A complex picture is emerging, he says, pointing to the eroding of those boundaries in Chicago. There, as social institutions weaken, government organizations are taking over welfare functions.
“If you want to look for a job you go to the police station because that’s where the job information is,” he says.
This new role of police may not extend beyond the Windy City, he says, but the weakening of historically important black institutions is not unique to Chicago.
“One of the questions we’re asking is what institutions are taking their places,” he says. As black churches and civil rights organizations see their membership aging and shrinking, other community-based groups, state or local government forces like the police, or new Christian denominations may be filling the void.
“There’s a variety of candidates, including none of the above, that may be taking the place of institutions that traditionally played such a strong role in the black communities,” he says.
New tools for traditional techniques
With Lawrence Bobo, the Norman Tishman and Charles M. Diker Professor of Sociology and of Afro-American Studies at Harvard, Dawson is also turning his attention to the more tangible manifestation of black political ideology: elections. The two are engaged in a project that explores the racial divide at the time of the 2000 presidential elections in the United States, looking at racial difference in support for policy issues, presidential candidates and other political leaders, and reparations for slavery.
Dawson and Bobo are also at work rebuilding one of the social sciences’ most elemental tools: data collection.
Dawson credits his “traditional” training – at the University of California, Berkeley, as an undergraduate, his doctoral studies at Harvard, and an assistant professorship at the University of Michigan – with grounding his data collection and analysis methodologies. Yet he and Bobo are pushing the boundaries of the social science survey by developing new online data collection techniques.
“It’s becoming increasingly difficult to carry out a high-quality telephone survey,” he says, with voice mail and screening technologies thwarting this traditional data-collection tool. “We absolutely have to have new methodologies to be able to do scientific surveys of public opinion.”
They’re exploring the use of online data collection, selecting households randomly, as with a telephone survey, then outfitting them with a Web TV through which they conduct the survey and deliver supporting materials.
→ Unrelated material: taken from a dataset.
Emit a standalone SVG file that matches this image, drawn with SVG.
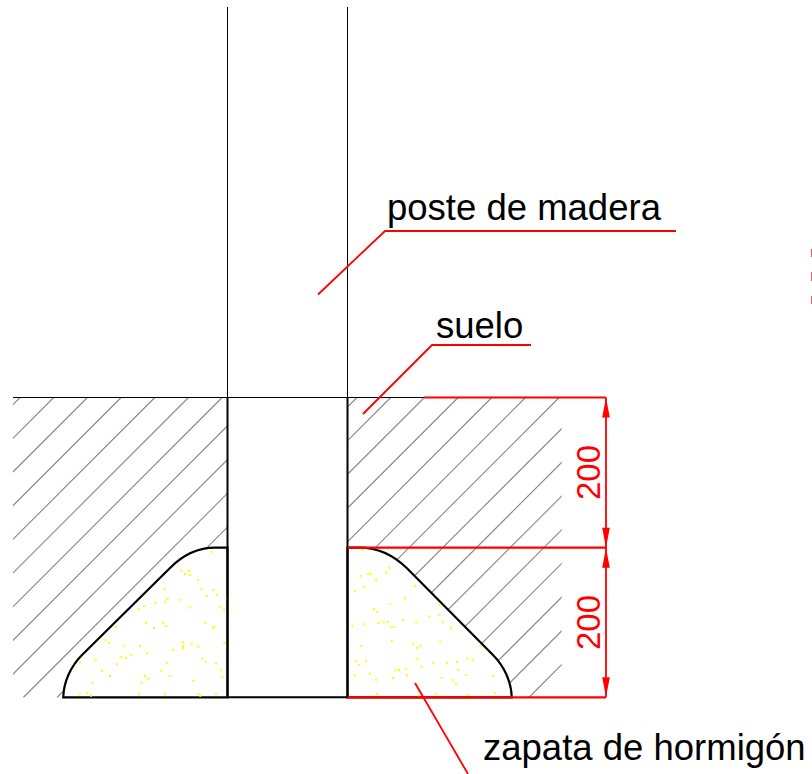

While analyzing the data, they will also be scrutinizing the effectiveness of the survey method.
‘Where people talk about race and politics all the time’
Dawson and Bobo have collaborated several times throughout their careers, and Bobo is predictably pleased to have Dawson on campus.
“Michael Dawson is the leading analyst of contemporary African-American political thought and behavior. He … brings together the richness of the black experience and influence in and on American politics, with rigorous empirical analysis, and broad theoretical ambit,” says Bobo. “We are exceedingly lucky to have persuaded Michael Dawson to come to Harvard. He is a scholar of the first order of intellect and a teacher of inspiring gravitas and vision.”
For Dawson, the intellectual opportunities afforded by being in the same physical community as Bobo and some of his other respected colleagues – in addition to the excellent career prospects for his wife, an epidemiologist, in the Boston area – drew him back to Harvard from Chicago.
Although he has high praise for the University of Chicago’s political science department and was founding director of the University’s Center for the Study of Race, Politics and Culture, “we had nothing like Harvard’s Afro-American Studies Department or the Du Bois Institute,” he says.
“Being in an environment where you can talk with Bobo or [Henry Louis] Gates or [William Julius] Wilson or Evelyn Higginbotham or Jennifer Hochschild – having an environment where people are talking about race and politics all the time – is very exciting and certainly helps create an atmosphere where it is much easier to do one’s work,” he says.